* **RECORDED INFORMATION**:
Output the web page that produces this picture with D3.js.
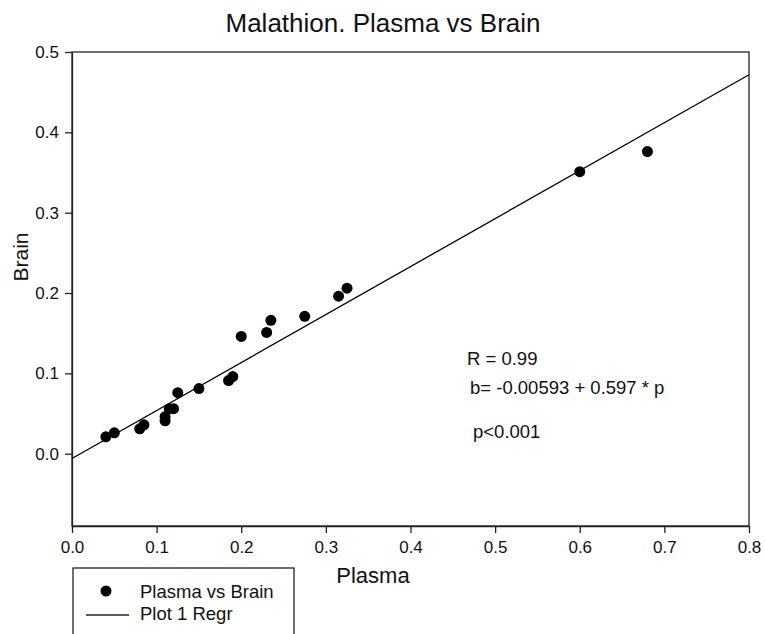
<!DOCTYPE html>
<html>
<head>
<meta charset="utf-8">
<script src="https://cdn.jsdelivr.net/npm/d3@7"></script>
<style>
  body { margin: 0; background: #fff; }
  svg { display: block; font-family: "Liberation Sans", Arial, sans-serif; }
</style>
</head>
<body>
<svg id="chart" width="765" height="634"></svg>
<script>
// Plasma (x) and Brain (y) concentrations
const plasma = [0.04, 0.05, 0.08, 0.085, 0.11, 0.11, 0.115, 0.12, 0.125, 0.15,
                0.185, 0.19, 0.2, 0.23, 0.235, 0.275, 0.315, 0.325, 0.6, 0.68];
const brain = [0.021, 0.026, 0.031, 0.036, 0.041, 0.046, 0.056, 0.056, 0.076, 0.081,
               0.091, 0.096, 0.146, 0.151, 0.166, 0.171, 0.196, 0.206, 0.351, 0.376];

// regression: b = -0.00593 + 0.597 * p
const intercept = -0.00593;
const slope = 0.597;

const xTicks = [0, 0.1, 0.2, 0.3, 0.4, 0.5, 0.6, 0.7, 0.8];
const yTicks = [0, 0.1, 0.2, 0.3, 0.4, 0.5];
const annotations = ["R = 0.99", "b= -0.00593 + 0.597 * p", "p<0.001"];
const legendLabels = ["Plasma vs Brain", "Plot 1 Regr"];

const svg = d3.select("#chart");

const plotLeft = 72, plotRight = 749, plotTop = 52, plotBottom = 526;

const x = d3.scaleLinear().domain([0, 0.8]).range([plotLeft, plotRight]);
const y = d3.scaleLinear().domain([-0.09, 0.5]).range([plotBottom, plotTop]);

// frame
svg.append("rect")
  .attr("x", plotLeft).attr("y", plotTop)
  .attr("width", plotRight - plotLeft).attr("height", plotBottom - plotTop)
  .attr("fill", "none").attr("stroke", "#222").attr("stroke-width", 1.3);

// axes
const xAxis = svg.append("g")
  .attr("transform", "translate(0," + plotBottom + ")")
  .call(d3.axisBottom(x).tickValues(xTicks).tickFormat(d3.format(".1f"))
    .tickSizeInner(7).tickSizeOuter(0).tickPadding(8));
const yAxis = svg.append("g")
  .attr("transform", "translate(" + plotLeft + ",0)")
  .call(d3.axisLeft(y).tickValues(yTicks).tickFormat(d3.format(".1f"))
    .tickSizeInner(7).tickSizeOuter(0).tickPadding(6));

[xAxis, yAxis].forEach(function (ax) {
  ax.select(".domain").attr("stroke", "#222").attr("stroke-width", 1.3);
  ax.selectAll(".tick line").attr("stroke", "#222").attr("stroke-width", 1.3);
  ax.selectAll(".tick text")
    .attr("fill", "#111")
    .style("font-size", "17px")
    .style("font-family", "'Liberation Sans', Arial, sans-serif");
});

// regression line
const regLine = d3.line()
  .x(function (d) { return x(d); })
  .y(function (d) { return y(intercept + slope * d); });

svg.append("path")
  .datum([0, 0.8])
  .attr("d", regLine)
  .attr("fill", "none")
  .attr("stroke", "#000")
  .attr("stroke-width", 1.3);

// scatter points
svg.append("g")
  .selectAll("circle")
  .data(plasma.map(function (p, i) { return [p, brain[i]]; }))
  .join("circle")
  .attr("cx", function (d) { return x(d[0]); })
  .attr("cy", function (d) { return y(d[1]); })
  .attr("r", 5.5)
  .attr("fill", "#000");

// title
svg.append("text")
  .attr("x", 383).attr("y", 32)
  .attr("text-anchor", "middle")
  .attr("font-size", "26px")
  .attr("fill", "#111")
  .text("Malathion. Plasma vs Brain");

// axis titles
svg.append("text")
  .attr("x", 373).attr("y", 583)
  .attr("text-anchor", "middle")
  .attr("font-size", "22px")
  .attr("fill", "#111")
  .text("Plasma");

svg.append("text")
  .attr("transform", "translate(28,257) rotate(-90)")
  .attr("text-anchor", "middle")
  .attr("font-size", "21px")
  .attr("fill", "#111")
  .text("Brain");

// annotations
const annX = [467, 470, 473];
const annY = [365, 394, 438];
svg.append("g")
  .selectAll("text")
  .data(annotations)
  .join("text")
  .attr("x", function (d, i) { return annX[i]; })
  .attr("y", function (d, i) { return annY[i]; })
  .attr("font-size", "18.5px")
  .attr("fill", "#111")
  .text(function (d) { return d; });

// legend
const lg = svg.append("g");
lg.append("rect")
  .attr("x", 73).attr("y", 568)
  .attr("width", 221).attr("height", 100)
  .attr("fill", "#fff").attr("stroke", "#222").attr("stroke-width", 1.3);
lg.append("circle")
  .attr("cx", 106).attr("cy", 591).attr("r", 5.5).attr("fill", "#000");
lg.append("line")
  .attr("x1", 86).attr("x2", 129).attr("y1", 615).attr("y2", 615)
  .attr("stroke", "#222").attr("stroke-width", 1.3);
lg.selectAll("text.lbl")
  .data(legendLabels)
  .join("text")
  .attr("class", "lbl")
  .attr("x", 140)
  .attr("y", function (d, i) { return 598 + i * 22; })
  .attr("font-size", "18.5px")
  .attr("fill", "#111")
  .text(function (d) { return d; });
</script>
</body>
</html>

* **SET PROBLEM**:
Set every line down exactly as written, leaving each picture out.

* **CORRECT RESULT**:
Output the web page that produces this picture with D3.js.
<!DOCTYPE html>
<html>
<head>
<meta charset="utf-8">
<script src="https://cdn.jsdelivr.net/npm/d3@7"></script>
<style>
  body { margin: 0; background: #fff; }
  svg { display: block; font-family: "Liberation Sans", Arial, sans-serif; }
</style>
</head>
<body>
<svg id="chart" width="765" height="634"></svg>
<script>
// Plasma (x) and Brain (y) concentrations
const plasma = [0.04, 0.05, 0.08, 0.085, 0.11, 0.11, 0.115, 0.12, 0.125, 0.15,
                0.185, 0.19, 0.2, 0.23, 0.235, 0.275, 0.315, 0.325, 0.6, 0.68];
const brain = [0.021, 0.026, 0.031, 0.036, 0.041, 0.046, 0.056, 0.056, 0.076, 0.081,
               0.091, 0.096, 0.146, 0.151, 0.166, 0.171, 0.196, 0.206, 0.351, 0.376];

// regression: b = -0.00593 + 0.597 * p
const intercept = -0.00593;
const slope = 0.597;

const xTicks = [0, 0.1, 0.2, 0.3, 0.4, 0.5, 0.6, 0.7, 0.8];
const yTicks = [0, 0.1, 0.2, 0.3, 0.4, 0.5];
const annotations = ["R = 0.99", "b= -0.00593 + 0.597 * p", "p<0.001"];
const legendLabels = ["Plasma vs Brain", "Plot 1 Regr"];

const svg = d3.select("#chart");

const plotLeft = 72, plotRight = 749, plotTop = 52, plotBottom = 526;

const x = d3.scaleLinear().domain([0, 0.8]).range([plotLeft, plotRight]);
const y = d3.scaleLinear().domain([-0.09, 0.5]).range([plotBottom, plotTop]);

// frame
svg.append("rect")
  .attr("x", plotLeft).attr("y", plotTop)
  .attr("width", plotRight - plotLeft).attr("height", plotBottom - plotTop)
  .attr("fill", "none").attr("stroke", "#222").attr("stroke-width", 1.3);

// axes
const xAxis = svg.append("g")
  .attr("transform", "translate(0," + plotBottom + ")")
  .call(d3.axisBottom(x).tickValues(xTicks).tickFormat(d3.format(".1f"))
    .tickSizeInner(7).tickSizeOuter(0).tickPadding(8));
const yAxis = svg.append("g")
  .attr("transform", "translate(" + plotLeft + ",0)")
  .call(d3.axisLeft(y).tickValues(yTicks).tickFormat(d3.format(".1f"))
    .tickSizeInner(7).tickSizeOuter(0).tickPadding(6));

[xAxis, yAxis].forEach(function (ax) {
  ax.select(".domain").attr("stroke", "#222").attr("stroke-width", 1.3);
  ax.selectAll(".tick line").attr("stroke", "#222").attr("stroke-width", 1.3);
  ax.selectAll(".tick text")
    .attr("fill", "#111")
    .style("font-size", "17px")
    .style("font-family", "'Liberation Sans', Arial, sans-serif");
});

// regression line
const regLine = d3.line()
  .x(function (d) { return x(d); })
  .y(function (d) { return y(intercept + slope * d); });

svg.append("path")
  .datum([0, 0.8])
  .attr("d", regLine)
  .attr("fill", "none")
  .attr("stroke", "#000")
  .attr("stroke-width", 1.3);

// scatter points
svg.append("g")
  .selectAll("circle")
  .data(plasma.map(function (p, i) { return [p, brain[i]]; }))
  .join("circle")
  .attr("cx", function (d) { return x(d[0]); })
  .attr("cy", function (d) { return y(d[1]); })
  .attr("r", 5.5)
  .attr("fill", "#000");

// title
svg.append("text")
  .attr("x", 383).attr("y", 32)
  .attr("text-anchor", "middle")
  .attr("font-size", "26px")
  .attr("fill", "#111")
  .text("Malathion. Plasma vs Brain");

// axis titles
svg.append("text")
  .attr("x", 373).attr("y", 583)
  .attr("text-anchor", "middle")
  .attr("font-size", "22px")
  .attr("fill", "#111")
  .text("Plasma");

svg.append("text")
  .attr("transform", "translate(28,257) rotate(-90)")
  .attr("text-anchor", "middle")
  .attr("font-size", "21px")
  .attr("fill", "#111")
  .text("Brain");

// annotations
const annX = [467, 470, 473];
const annY = [365, 394, 438];
svg.append("g")
  .selectAll("text")
  .data(annotations)
  .join("text")
  .attr("x", function (d, i) { return annX[i]; })
  .attr("y", function (d, i) { return annY[i]; })
  .attr("font-size", "18.5px")
  .attr("fill", "#111")
  .text(function (d) { return d; });

// legend
const lg = svg.append("g");
lg.append("rect")
  .attr("x", 73).attr("y", 568)
  .attr("width", 221).attr("height", 100)
  .attr("fill", "#fff").attr("stroke", "#222").attr("stroke-width", 1.3);
lg.append("circle")
  .attr("cx", 106).attr("cy", 591).attr("r", 5.5).attr("fill", "#000");
lg.append("line")
  .attr("x1", 86).attr("x2", 129).attr("y1", 615).attr("y2", 615)
  .attr("stroke", "#222").attr("stroke-width", 1.3);
lg.selectAll("text.lbl")
  .data(legendLabels)
  .join("text")
  .attr("class", "lbl")
  .attr("x", 140)
  .attr("y", function (d, i) { return 598 + i * 22; })
  .attr("font-size", "18.5px")
  .attr("fill", "#111")
  .text(function (d) { return d; });
</script>
</body>
</html>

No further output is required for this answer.